The commentary says the following for Daniel 9:24.
'24. Seventy weeks—namely, of
years; literally, "Seventy sevens"; seventy heptads or
hebdomads; four hundred ninety years; expressed in a form of
"concealed definiteness" [HENGSTENBERG],
a usual way with the prophets. The Babylonian captivity is a turning
point in the history of the kingdom of God. It terminated the free
Old Testament theocracy. Up to that time Israel, though oppressed at
times, was; as a rule, free. From the Babylonian captivity the
theocracy never recovered its full freedom down to its entire
suspension by Rome; and this period of Israel's subjection to the
Gentiles is to continue till the millennium ( :-), when Israel shall be restored as head of the New
Testament theocracy, which will embrace the whole earth. The free
theocracy ceased in the first year of Nebuchadnezzar, and the fourth
of Jehoiakim; the year of the world 3338, the point at which the
seventy years of the captivity begin. Heretofore Israel had a right,
if subjugated by a foreign king, to shake off the yoke (Judges 4:1-5;
2 Kings 18:7) as an unlawful one, at
the first opportunity. But the prophets (2 Kings 18:7- :) declared it to be God's will that they should
submit to Babylon. Hence every effort of Jehoiakim, Jeconiah, and
Zedekiah to rebel was vain. The period of the world times, and of
Israel's depression, from the Babylonian captivity to the millennium,
though abounding more in afflictions (for example, the two
destructions of Jerusalem, Antiochus' persecution, and those which
Christians suffered), contains all that was good in the preceding
ones, summed up in Christ, but in a way visible only to the eye of
faith. Since He came as a servant, He chose for His appearing the
period darkest of all as to His people's temporal state. Always fresh
persecutors have been rising, whose end is destruction, and so it
shall be with the last enemy, Antichrist. As the Davidic epoch is the
point of the covenant-people's highest glory, so the captivity is
that of their lowest humiliation. Accordingly, the people's
sufferings are reflected in the picture of the suffering Messiah. He
is no longer represented as the theocratic King, the Antitype of
David, but as the Servant of God and Son of man; at the same time the
cross being the way to glory (compare Daniel 9:1-27;
Daniel 2:34; Daniel 2:35;
Daniel 2:44; Daniel 12:7).
In the second and seventh chapters, Christ's first coming is not
noticed, for Daniel's object was to prophesy to his nation as to the
whole period from the destruction to the re-establishment of Israel;
but this ninth chapter minutely predicts Christ's first coming, and
its effects on the covenant people. The seventy weeks date
thirteen years before the rebuilding of Jerusalem; for then the
re-establishment of the theocracy began, namely, at the return of
Ezra to Jerusalem, 457 B.C.
So Jeremiah's seventy years of the captivity begin 606 B.C.,
eighteen years before the destruction of Jerusalem, for then Judah
ceased to exist as an independent theocracy, having fallen under the
sway of Babylon. Two periods are marked in Ezra: (1) The return from
the captivity under Jeshua and Zerubbabel, and rebuilding of the
temple, which was the first anxiety of the theocratic nation.

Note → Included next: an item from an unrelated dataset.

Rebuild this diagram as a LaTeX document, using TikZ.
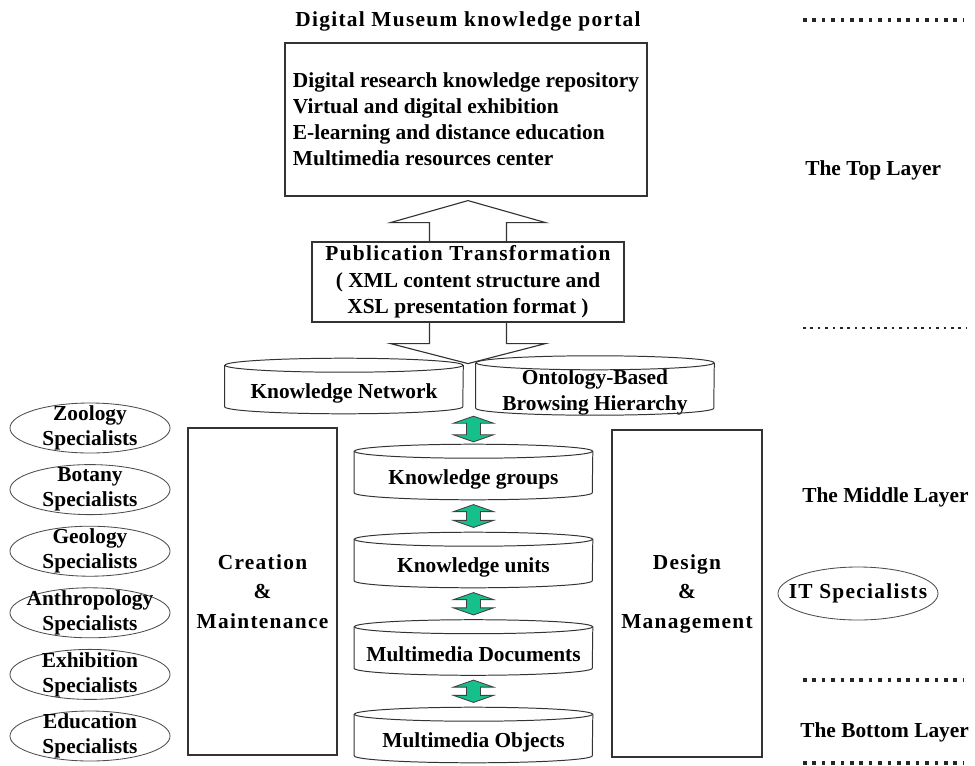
\documentclass[tikz,border=0pt]{standalone}
\usepackage{fontspec}
\setmainfont{Liberation Serif}
\newfontfamily\widefont[LetterSpace=6]{Liberation Serif}
\usetikzlibrary{shapes.geometric,calc}
\definecolor{linkgreen}{RGB}{22,192,138}

\tikzset{
  base/.style={font=\bfseries\fontsize{15.2}{18.5}\selectfont},
  wide/.style={font=\widefont\bfseries\fontsize{15.2}{21}\selectfont},
  box/.style={draw=black!80, line width=0.8pt, rectangle, inner sep=0pt},
  db/.style={base, minimum width=5.95cm, minimum height=1.025cm, inner sep=0pt, align=center},
  dbline/.style={draw=black!80, line width=0.7pt},
  spec/.style={draw=black!70, line width=0.6pt, ellipse, minimum width=4cm, minimum height=1.25cm,
    inner xsep=-0.4cm, inner ysep=-0.2cm, align=center, font=\bfseries\fontsize{15.2}{17.8}\selectfont},
  hollow/.style={draw=black!80, line width=0.8pt},
  link/.style={fill=linkgreen, draw=black!75, line width=0.6pt},
  dots/.style={draw=black!85, line width=0.09cm, dash pattern=on 0.09cm off 0.145cm},
  layer/.style={base, anchor=west, inner sep=0pt}
}

% green up-down arrow between two levels (x taken from #2)
\newcommand{\updown}[2]{%
  \filldraw[link] let \p1=(#1), \p2=(#2) in
    (\x2,\y1) -- ++(0.5cm,-0.175cm) -- ++(-0.325cm,0) -- (\x2+0.175cm,\y2+0.175cm)
    -- ++(0.325cm,0) -- (\x2,\y2) -- ++(-0.5cm,0.175cm) -- ++(0.325cm,0)
    -- (\x2-0.175cm,\y1-0.175cm) -- ++(-0.325cm,0) -- cycle;}

\begin{document}
\begin{tikzpicture}[x=0.025cm, y=-0.025cm]
  \useasboundingbox (0,0) rectangle (975,765);

  % top layer
  \node[wide] (title) at (468,21) {Digital Museum knowledge portal};
  \node[box, base, minimum width=9.05cm, minimum height=3.825cm, align=left] (portal) at (466,119.5)
    {Digital research knowledge repository\\Virtual and digital exhibition\\E-learning and distance education\\Multimedia resources center};
  \node[box, minimum width=7.8cm, minimum height=2cm, align=center,
    font=\bfseries\fontsize{15.2}{18.8}\selectfont] (pub) at (468,282)
    {{\widefont Publication Transformation}\\( XML content structure and\\XSL presentation format )};

  \coordinate (uptip) at ([yshift=-0.1cm]pub.north |- portal.south);
  \coordinate (dntip) at ([yshift=-1.025cm]pub.south);
  \draw[hollow] ([xshift=-0.9625cm]pub.north) -- ([xshift=-0.9625cm,yshift=-0.55cm]uptip)
    -- ([xshift=-1.9375cm,yshift=-0.55cm]uptip) -- (uptip)
    -- ([xshift=1.9375cm,yshift=-0.55cm]uptip) -- ([xshift=0.9625cm,yshift=-0.55cm]uptip)
    -- ([xshift=0.9625cm]pub.north);
  \draw[hollow] ([xshift=-0.9625cm]pub.south) -- ([xshift=-0.9625cm,yshift=0.5cm]dntip)
    -- ([xshift=-1.9375cm,yshift=0.5cm]dntip) -- (dntip)
    -- ([xshift=1.9375cm,yshift=0.5cm]dntip) -- ([xshift=0.9625cm,yshift=0.5cm]dntip)
    -- ([xshift=0.9625cm]pub.south);

  % middle and bottom layer
  \node[db] (kn) at (344,393) {Knowledge Network};
  \node[db, font=\bfseries\fontsize{15.2}{18}\selectfont] (ob) at (595,392.5) {Ontology-Based\\Browsing Hierarchy};
  \node[db] (kg) at (473.5,479) {Knowledge groups};
  \node[db] (ku) at (473.5,567) {Knowledge units};
  \node[db] (md) at (473.5,654.5) {Multimedia Documents};
  \node[db] (mo) at (473.5,742) {Multimedia Objects};

  \foreach \n in {kn,ob,kg,ku,md,mo}{
    \draw[dbline] ([yshift=0.175cm]\n.north) ellipse [x radius=2.975cm, y radius=0.175cm];
    \draw[dbline] ([yshift=0.175cm]\n.north west) -- ([yshift=0.175cm]\n.south west)
      arc [start angle=180, end angle=360, x radius=2.975cm, y radius=0.175cm]
      -- ([yshift=0.175cm]\n.north east);
  }

  \updown{[yshift=-0.06cm]kn.south east}{[yshift=0.41cm]kg.north}
  \updown{[yshift=-0.12cm]kg.south}{[yshift=0.47cm]ku.north}
  \updown{[yshift=-0.12cm]ku.south}{[yshift=0.47cm]md.north}
  \updown{[yshift=-0.12cm]md.south}{[yshift=0.47cm]mo.north}

  \node[box, wide, minimum width=3.725cm, minimum height=8.175cm, align=center] (create) at (262.5,591.5)
    {Creation\\\&\\Maintenance};
  \node[box, wide, minimum width=3.75cm, minimum height=8.175cm, align=center] (design) at (687,593.5)
    {Design\\\&\\Management};

  \foreach \f [count=\i from 0] in {Zoology,Botany,Geology,Anthropology,Exhibition,Education}
    \node[spec] (sp\i) at (90,{428+61.6*\i}) {\f\\Specialists};
  \node[spec, minimum height=1.325cm, font=\widefont\bfseries\fontsize{15.2}{18}\selectfont] (it) at (858,593.5) {IT Specialists};

  % layer marks
  \draw[dots] (803,20) -- (963,20);
  \node[layer] (toplay) at (805,170) {The Top Layer};
  \draw[dots, line width=0.065cm, dash pattern=on 0.065cm off 0.12cm] (803,328) -- (967,328);
  \node[layer] (midlay) at (802,497) {The Middle Layer};
  \draw[dots] (803,680) -- (963,680);
  \node[layer] (botlay) at (800,732) {The Bottom Layer};
  \draw[dots] (803,763) -- (963,763);
\end{tikzpicture}
\end{document}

(2) The return of Ezra (regarded by the Jews as a second Moses) from
Persia to Jerusalem, the restoration of the city, the nationality,
and the law. Artaxerxes, in the seventh year of his reign,
gave him the commission which virtually includes permission to
rebuild the city, afterwards confirmed to, and carried out by,
Nehemiah in the twentieth year (Ezra 9:9;
Ezra 7:11 Ezra 7:11- :, "from the going forth of the commandment to build
Jerusalem," proves that the second of the two periods is
referred to. The words in Daniel 9:24
are not, "are determined upon the holy city," but "upon
thy people and thy holy city"; thus the restoration of the
religious national polity and the law (the inner work
fulfilled by Ezra the priest), and the rebuilding of the houses
and walls (the outer work of Nehemiah, the governor), are both
included in Daniel 9:25, "restore
and build Jerusalem." "Jerusalem" represents both the
city, the body, and the congregation, the soul of the state. Compare
Psalms 46:1-11; Psalms 48:1-14;
Psalms 87:1-7. The
starting-point of the seventy weeks dated from eighty-one years after
Daniel received the prophecy: the object being not to fix for him
definitely the time, but for the Church: the prophecy taught him
that the Messianic redemption, which he thought near, was separated
from him by at least a half millennium. ....'
Notice that the commentary uses the date of 606 B.C. [I have also seen other commentaries use that date] - the same date that Barbour used and that initially Russell used (before changing it to 607 B.C.), but that the commentary uses it as the year of the beginning of the servitude (of Jerusalem and Judah, and its kings, and some others, including Daniel) instead of as the year of the beginning of the desolation of Jerusalem. This might give the WT a way out regarding 1914 which would allow them to accept that Jerusalem was destroyed in 587 BCE (or 588 BCE or 586 BCE), for it would allow them to keep the 1914 date (or adjust it slightly, such as to 1915 [a date which in some editions of Studies of Studies in the Scriptures Russell said was a possibility] or to 1913) and also keep the 607 BCE date (or return to their earlier 606 BCE date), but redefine what the 607 (or 606) BCE date refers to.
In some of my prior posts (which I made before reading the above quoted sections of the above commentary) I wrote of my interpretation of the beginning of the servitude (instead of the desolation) of the kingdom headquartered in Jerusalem as possibly the start of the 70 years, according to Jeremiah chapter 25. That also makes sense as the beginning of the Gentile Times and the beginning of the trampling of the nations upon Judah and Jerusalem.